Sul versante incentivi, poi, nel passaggio dalla prima bozza al Piano attuale si è determinata una riallocazione di segno opposto a quello desiderabile: sono stati tagliati da 24,8 a 18,8 miliardi gli incentivi di natura automatica di Industria 4.0, ridenominata Transizione 4.0, per incrementare invece di 2-3 miliardi quelli sottoposti a discrezionalità amministrativa. Una riallocazione priva di senso dal punto di vista dello stimolo alla crescita, dato che il primo tipo di incentivi è molto più efficace del secondo per stimolare gli investimenti delle imprese.
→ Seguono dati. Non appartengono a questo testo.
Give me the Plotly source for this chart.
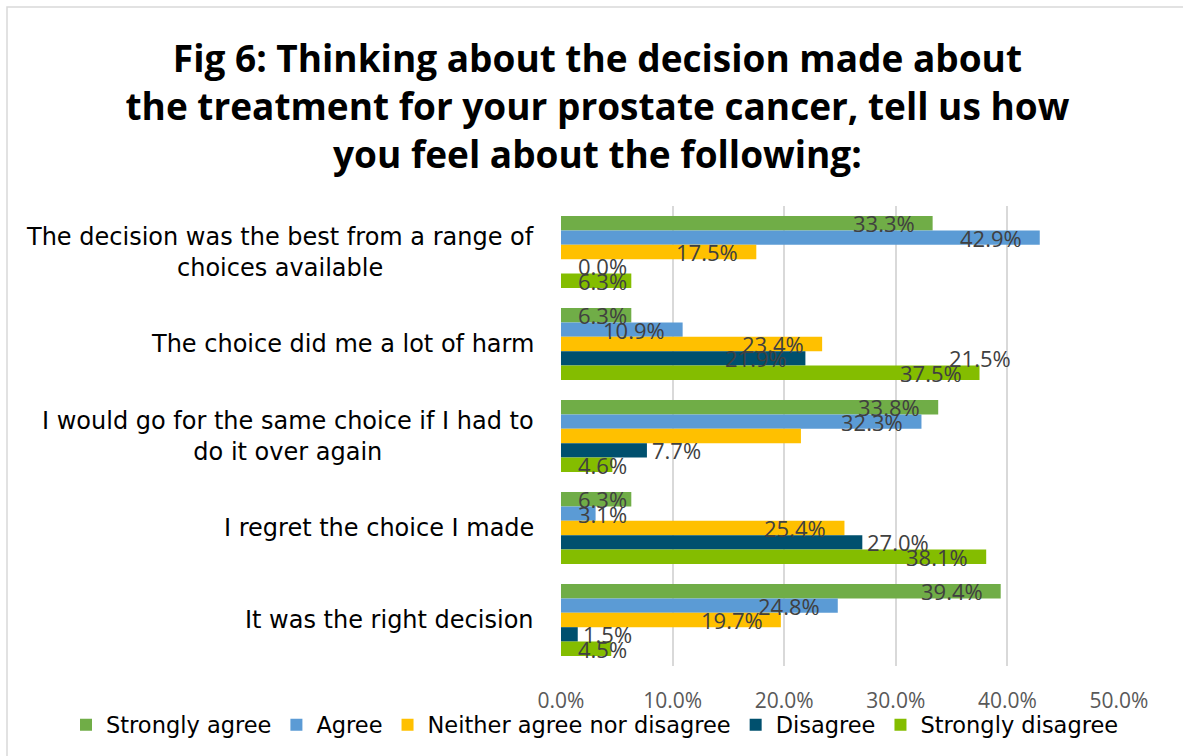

Piuttosto, sarebbe stato fondamentale per la coesione includere nel Recovery Plan un adeguato rifinanziamento del credito d’imposta per gli investimenti al Sud, una misura di incentivazione automatica essenziale per portare, sommandosi, Transizione 4.0 nel Mezzogiorno: nulla a questo riguardo si prevede nel Piano, mentre la Legge di bilancio stanzia per il credito d’imposta solo 2 miliardi contro i 18,8 che il PNRR assegna, giustamente come si è detto sopra, a Industria 4.0.
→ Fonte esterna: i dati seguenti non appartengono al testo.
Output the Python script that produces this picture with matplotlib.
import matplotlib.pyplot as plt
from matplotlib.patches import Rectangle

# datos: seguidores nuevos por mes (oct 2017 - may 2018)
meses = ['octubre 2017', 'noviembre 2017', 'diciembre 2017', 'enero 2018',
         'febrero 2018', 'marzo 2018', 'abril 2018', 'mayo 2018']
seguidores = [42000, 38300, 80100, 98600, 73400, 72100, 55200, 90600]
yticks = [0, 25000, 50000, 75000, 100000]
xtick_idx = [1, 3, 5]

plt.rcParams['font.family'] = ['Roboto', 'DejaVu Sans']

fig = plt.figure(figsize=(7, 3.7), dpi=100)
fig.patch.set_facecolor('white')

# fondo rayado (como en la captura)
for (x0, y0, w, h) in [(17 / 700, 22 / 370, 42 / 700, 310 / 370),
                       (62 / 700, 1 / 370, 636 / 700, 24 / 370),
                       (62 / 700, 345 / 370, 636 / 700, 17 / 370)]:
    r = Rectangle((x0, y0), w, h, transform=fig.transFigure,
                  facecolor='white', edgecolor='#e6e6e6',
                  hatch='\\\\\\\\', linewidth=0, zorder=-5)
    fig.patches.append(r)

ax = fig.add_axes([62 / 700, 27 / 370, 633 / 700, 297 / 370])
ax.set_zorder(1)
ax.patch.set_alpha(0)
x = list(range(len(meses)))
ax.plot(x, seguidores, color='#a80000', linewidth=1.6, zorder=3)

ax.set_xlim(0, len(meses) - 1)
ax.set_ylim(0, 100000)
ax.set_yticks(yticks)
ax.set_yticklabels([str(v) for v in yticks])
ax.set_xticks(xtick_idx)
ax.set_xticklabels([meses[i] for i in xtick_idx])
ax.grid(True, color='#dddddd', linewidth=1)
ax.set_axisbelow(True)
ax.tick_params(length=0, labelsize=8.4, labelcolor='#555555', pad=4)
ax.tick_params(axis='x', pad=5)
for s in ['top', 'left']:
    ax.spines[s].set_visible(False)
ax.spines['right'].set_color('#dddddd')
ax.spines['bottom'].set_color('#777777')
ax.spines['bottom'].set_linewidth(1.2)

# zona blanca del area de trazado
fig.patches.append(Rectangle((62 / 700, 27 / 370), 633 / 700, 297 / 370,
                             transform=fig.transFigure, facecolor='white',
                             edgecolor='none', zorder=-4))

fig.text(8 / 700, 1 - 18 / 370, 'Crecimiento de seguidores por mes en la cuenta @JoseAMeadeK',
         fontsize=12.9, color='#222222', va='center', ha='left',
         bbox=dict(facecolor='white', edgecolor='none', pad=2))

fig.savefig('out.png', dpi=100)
Restano infine sottodimensionati investimenti infrastrutturali fondamentali per il Paese e dalle evidenti implicazioni per la coesione:
· messa in sicurezza di strade, viadotti e ponti, interventi di cui vi sarebbe assoluto bisogno mentre vengono finanziati per soli 1,6 miliardi;
· logistica e portualità, cui vengono assegnati nel complesso meno di 4 miliardi nonostante dovrebbero costituire la via maestra per consentire all’Italia, e in particolare al Mezzogiorno, di essere protagonista degli scambi europei e mediterranei;
· impianti di chiusura del ciclo rifiuti, finanziati con solo 1 miliardo e mezzo, nonché risanamento delle reti idriche e di trattamento dei reflui, cui sono assegnati 4,4 miliardi; sono, questi, due temi fondamentali per la tutela dell’ambiente, su cui per di più pendono a Bruxelles numerose procedure di infrazione a carico dell’Italia;
· rigenerazione urbana e housing sociale, che vede stanziati solo 6,3 miliardi quando è questione dirimente per il futuro delle nostre città;
· l’assenza sostanziale di interventi per la bonifica e il rilancio produttivo dei siti industriali dismessi o in crisi, per i quali sono previsti solo 500 milioni per quelli di Taranto e del Sulcis.
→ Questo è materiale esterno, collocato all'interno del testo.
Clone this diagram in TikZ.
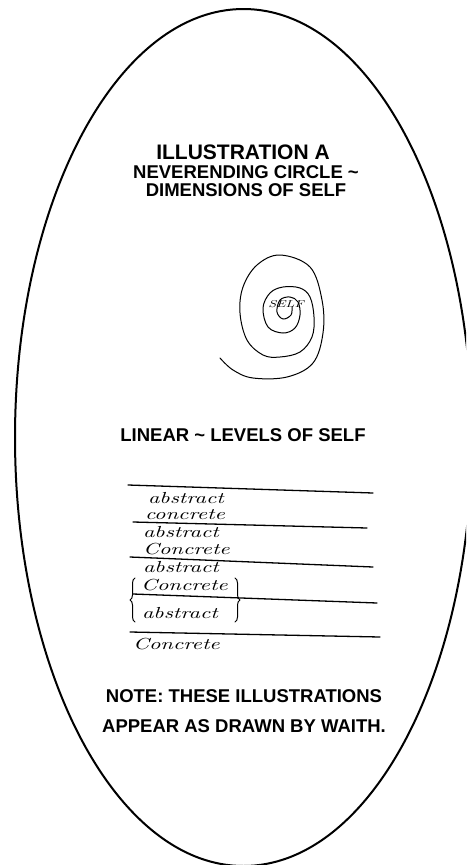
\documentclass[tikz,border=0pt]{standalone}
\usepackage{fontspec}
\setsansfont{Liberation Sans}
\newfontfamily\handfont{lmroman10-italic.otf}[FakeStretch=1.4]
\usetikzlibrary{decorations.pathreplacing}

\begin{document}
\begin{tikzpicture}[
  x=1pt, y=-1pt,
  every node/.style = {inner sep=0pt, outer sep=0pt},
  %-- text styles --------------------------------------------------------
  heading/.style = {font=\sffamily\bfseries\fontsize{21}{24}\selectfont, align=center},
  caption/.style = {font=\sffamily\bfseries\fontsize{18.5}{18}\selectfont, align=center},
  hand/.style    = {font=\handfont\fontsize{16}{16}\selectfont, anchor=base west},
  tiny/.style    = {font=\handfont\fontsize{10}{10}\selectfont},
  %-- line styles --------------------------------------------------------
  outline/.style = {line width=2pt},
  pen/.style     = {line width=1pt, line cap=round, line join=round},
  rule/.style    = {line width=1.3pt, line cap=round},
  curly/.style   = {pen, decorate, decoration={brace, amplitude=5pt}},
]
\useasboundingbox (0,0) rectangle (466,865);
\clip (0,0) rectangle (466,865);

% ── Outer oval ───────────────────────────────────────────────────────────────
\draw[outline] (243.5,437.5) ellipse [x radius=228.5, y radius=428.5];

% ── Headings ─────────────────────────────────────────────────────────────────
\node[heading] (title) at (243,152) {ILLUSTRATION A};
\node[caption] (circle) at (246,181) {NEVERENDING CIRCLE \char`~\\DIMENSIONS OF SELF};

% ── Spiral: neverending circle ───────────────────────────────────────────────
\draw[pen] plot[smooth, tension=0.6] coordinates {
  (220,358) (233,370) (253,378) (287,377) (313,363) (323,333) (322,300)
  (310,267) (280,255) (257,265) (243,287) (240,313) (247,340) (263,355)
  (280,357) (300,352) (312,337) (314,317) (310,297) (300,288) (283,287)
  (270,293) (263,308) (268,327) (283,333) (295,328) (300,315) (298,302)
  (290,297) (280,300) (277,312) (283,319) (291,315) (292,307)};
\node[tiny] (self) at (286,304) {SELF};

% ── Linear levels ────────────────────────────────────────────────────────────
\node[caption] (linear) at (243,435) {LINEAR \char`~\ LEVELS OF SELF};

\draw[rule] (128,485) -- (373,493);
\draw[rule] (133,522) -- (367,528);
\draw[rule] (130,557) -- (373,567);
\draw[rule] (133,594) -- (377,603);
\draw[rule] (130,632) -- (380,637);

\node[hand] (abs1) at (148,503) {abstract};
\node[hand] (con1) at (145,519) {concrete};
\node[hand] (abs2) at (143,537) {abstract};
\node[hand] (con2) at (143,554) {Concrete};
\node[hand] (abs3) at (143,572) {abstract};
\node[hand] (con3) at (141,590) {Concrete};
\node[hand] (abs4) at (142,618) {abstract};
\node[hand] (con4) at (133,649) {Concrete};

\coordinate (lbtop) at (135,578);
\coordinate (lbbot) at (135,622);
\coordinate (rbtop) at (235,578);
\coordinate (rbbot) at (235,622);
\draw[curly] (lbbot) -- (lbtop);
\draw[curly] (rbtop) -- (rbbot);

% ── Note ─────────────────────────────────────────────────────────────────────
\node[caption, font=\sffamily\bfseries\fontsize{18.5}{30}\selectfont]
  (note) at (244,711) {NOTE: THESE ILLUSTRATIONS\\APPEAR AS DRAWN BY WAITH.};

\end{tikzpicture}
\end{document}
Se si pensa che gli stanziamenti su interventi minuti, incentivi sovradimensionati (energie rinnovabili, pagamenti elettronici) e incentivi discrezionali raggiungono nel PNRR una somma che va da un minimo di 20 a quasi 40 miliardi, è chiaro che le risorse per correggere queste lacune non mancherebbero.
Naturalmente, come abbiamo accennato sopra, è probabile che alcuni dei sottodimensionamenti indicati derivino dalla carenza di progetti credibili a causa dell’inadeguatezza di molte delle amministrazioni che dovrebbero elaborarli e attuarli. È questo un ostacolo che diventa insormontabile se l’approccio resta quello fin qui seguito di limitarsi a recepire le proposte delle amministrazioni. È da questa impostazione che è urgente uscire per costruire una governance del Piano adeguata alla straordinarietà dell’impegno cui il Paese è chiamato: una governance in grado di conferire unitarietà alla strategia ed evitare, soprattutto per il Sud, che l’incapacità di progettazione e di spesa dimostrata in passato dalle amministrazioni trasformi anche questa occasione in una débacle. Al riguardo, rinviamo al recente documento di Assonime che ha indicato una soluzione semplice e chiara, che non pretende di esautorare le amministrazioni ordinarie ma che le integra e le sostiene con una catena di comando e con procedure e corsie preferenziali essenziali per elaborare e attuare gli interventi[3].
[1] Su questo punto si veda l’ampio lavoro di ricerca di Amedeo Lepore, anche con coautori
[2] Una proposta in questo senso è contenuta nel Position Paper che ha aperto il Webinar organizzato lo scorso 18 novembre dall’Associazione Merita: Non è un destino il Sud senz’acqua - Recovery Plan per servizi idrici efficienti, disponibile in www.associazionemerita.it. Per una trattazione più ampia del tema, cfr. Acqua per tutti. Investimenti nel comparto idrico e ruolo dei soggetti industriali, a cura di M.R. Mazzola, Paper Astrid n. 75, in Astrid Rassegna, n. 9/2020.
[3] Assonime, Quale assetto istituzionale per l’impiego dei fondi Next Generation EU, Interventi 22/2020.